Where many contrast-happy bands treat the quiet bits as a kind of annoying foreplay —moments of required patience delaying the inevitable feverish flurries— Slint spend much of Spiderland exploring near-silence as a compositional tool. The five minutes of "For Dinner..." rarely rises above a murmur; its pace remaining a sullen, tortured crawl the whole while.
Which is not to say that Slint can't sound utterly ugly when they want to.

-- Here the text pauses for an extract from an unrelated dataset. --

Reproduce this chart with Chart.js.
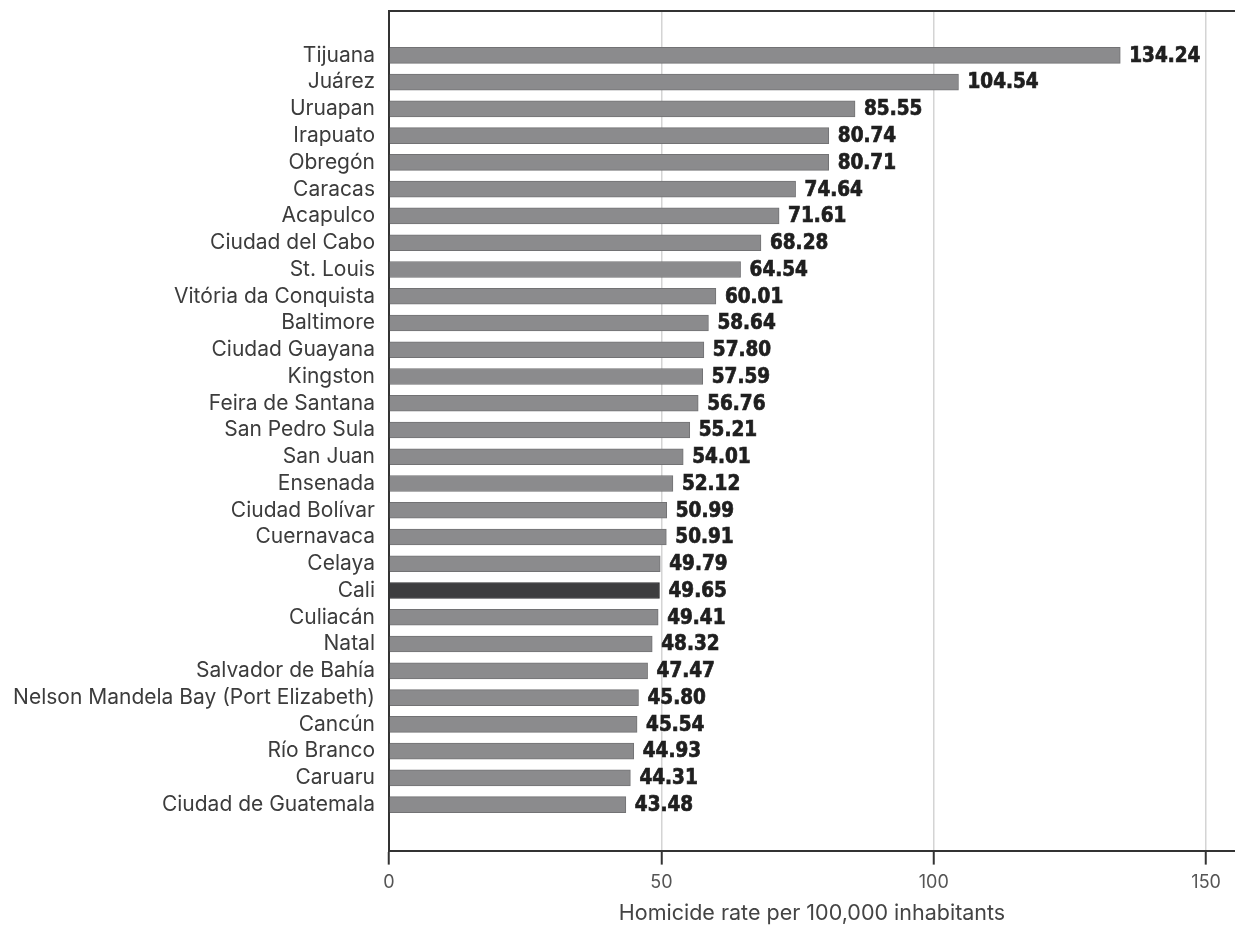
<!DOCTYPE html>
<html>
<head>
<meta charset="utf-8">
<script src="https://cdn.jsdelivr.net/npm/chart.js@4/dist/chart.umd.min.js"></script>
<style>
    body { margin: 0; background: #fff; }
    #wrap { width: 1235px; height: 928px; }
</style>
</head>
<body>
<div id="wrap"><canvas id="homicideChart"></canvas></div>
<script>
const cities = [
    'Tijuana', 'Juárez', 'Uruapan', 'Irapuato', 'Obregón', 'Caracas', 'Acapulco',
    'Ciudad del Cabo', 'St. Louis', 'Vitória da Conquista', 'Baltimore', 'Ciudad Guayana',
    'Kingston', 'Feira de Santana', 'San Pedro Sula', 'San Juan', 'Ensenada',
    'Ciudad Bolívar', 'Cuernavaca', 'Celaya', 'Cali', 'Culiacán', 'Natal',
    'Salvador de Bahía', 'Nelson Mandela Bay (Port Elizabeth)', 'Cancún', 'Río Branco',
    'Caruaru', 'Ciudad de Guatemala'
];
const rates = [
    134.24, 104.54, 85.55, 80.74, 80.71, 74.64, 71.61, 68.28, 64.54, 60.01,
    58.64, 57.80, 57.59, 56.76, 55.21, 54.01, 52.12, 50.99, 50.91, 49.79,
    49.65, 49.41, 48.32, 47.47, 45.80, 45.54, 44.93, 44.31, 43.48
];
const highlight = 'Cali';
const xTicks = [0, 50, 100, 150];

// value labels at the end of each bar
const valueLabels = {
    id: 'valueLabels',
    afterDatasetsDraw(chart) {
        const ctx = chart.ctx;
        ctx.save();
        ctx.font = 'bold 20.5px "DejaVu Sans Condensed", "DejaVu Sans", sans-serif';
        ctx.fillStyle = '#1f1f1f';
        ctx.strokeStyle = '#1f1f1f';
        ctx.lineWidth = 0.7;
        ctx.textAlign = 'left';
        ctx.textBaseline = 'middle';
        chart.getDatasetMeta(0).data.forEach((bar, i) => {
            const txt = rates[i].toFixed(2);
            ctx.fillText(txt, bar.x + 9, bar.y + 1);
            ctx.strokeText(txt, bar.x + 9, bar.y + 1);
        });
        ctx.restore();
    }
};

window.onload = function() {
    const ctx = document.getElementById('homicideChart').getContext('2d');
    new Chart(ctx, {
        type: 'bar',
        data: {
            datasets: [{
                data: rates.map((v, i) => ({ x: v, y: i })),
                backgroundColor: cities.map(c => c === highlight ? '#3d3d3f' : '#8b8b8d'),
                borderColor: cities.map(c => c === highlight ? '#2e2e30' : '#727274'),
                borderWidth: 1,
                borderSkipped: 'left',
                barThickness: 16
            }]
        },
        options: {
            responsive: true,
            maintainAspectRatio: false,
            animation: false,
            indexAxis: 'y',
            layout: { padding: { top: 11, right: 0, bottom: 0, left: 0 } },
            plugins: {
                legend: { display: false },
                tooltip: { enabled: false }
            },
            scales: {
                y: {
                    type: 'linear',
                    reverse: true,
                    offset: false,
                    min: -1.66,
                    max: 29.72,
                    afterBuildTicks: s => { s.ticks = cities.map((c, i) => ({ value: i })); },
                    afterFit: s => {
                        s.width = 389;
                        s.paddingTop = 0;
                        s.paddingBottom = 0;
                    },
                    ticks: {
                        autoSkip: false,
                        padding: 14,
                        color: '#3c3c3c',
                        font: { family: 'Inter', size: 21 },
                        callback: v => cities[v]
                    },
                    grid: { display: false, drawTicks: false },
                    border: { display: true, color: '#333', width: 2 }
                },
                x: {
                    position: 'bottom',
                    min: 0,
                    max: 155.3,
                    afterBuildTicks: s => { s.ticks = xTicks.map(v => ({ value: v })); },
                    ticks: {
                        padding: 7,
                        color: '#555',
                        font: { family: 'Inter', size: 18 }
                    },
                    grid: {
                        color: '#d4d4d4',
                        lineWidth: 1.5,
                        tickColor: '#333',
                        tickWidth: 2,
                        tickLength: 14
                    },
                    border: { display: true, color: '#333', width: 2 },
                    title: {
                        display: true,
                        text: 'Homicide rate per 100,000 inhabitants',
                        color: '#444',
                        font: { family: 'Inter', size: 21.5 },
                        padding: { top: 0, bottom: 2 }
                    }
                },
                xTop: {
                    axis: 'x',
                    position: 'top',
                    min: 0,
                    max: 155.3,
                    ticks: { display: false },
                    grid: { display: false, drawTicks: false },
                    border: { display: true, color: '#333', width: 2 }
                }
            }
        },
        plugins: [valueLabels]
    });
};
</script>
</body>
</html>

In an era defined by pigfuck and grunge, they were surely required to at least periodically bring the noise; "Nosferatu Man"'s hoarse screams and guitar crunch sounding, in many ways, like a kind of perverse, postmodern, perpetually-uptight take on heavy metal.
The Dust and the Memories
Listening to Spiderland with critical ears, its easy to hear the album as less than its colossal influence; to wonder to what it owes its staggering, almost inexplicable influence; to decry its lack of pop-songs, or the way its elements —half-spoken vocals, latticed guitar shards, snare-thumping drums— remain entirely unchanged.
But, to deny the myths of Spiderland is to disengage with the actual music on some spiritual level. In a long-ago era, Slint only really existed as these songs. By the time Spiderland was released, the band had already broken up, leaving no promotion —by interview or live-show— at all for what was, to that point, their only readily-available recording.
For years, all Slint were for listeners were four disembodied heads floating in a quarry; their names not even present on Spiderland's sleeve. Though the four fellow's heads were always there —forever floating, gazed fixed right on listeners but eternally elusive — the album was effectively unmoored; floating in a world all its sonic own.
Perhaps a huge reason for the seemingly-disproportionate influence that this stark, amelodic, unwelcoming, insular, not-particularly-charismatic music had on a whole generation of indie bands was that very sense of mystery, of mythology. With band no longer around to speak on its behalf, the music spoke for itself. Sometimes in a tiny whisper, sometimes in a baleful scream, but always eloquently.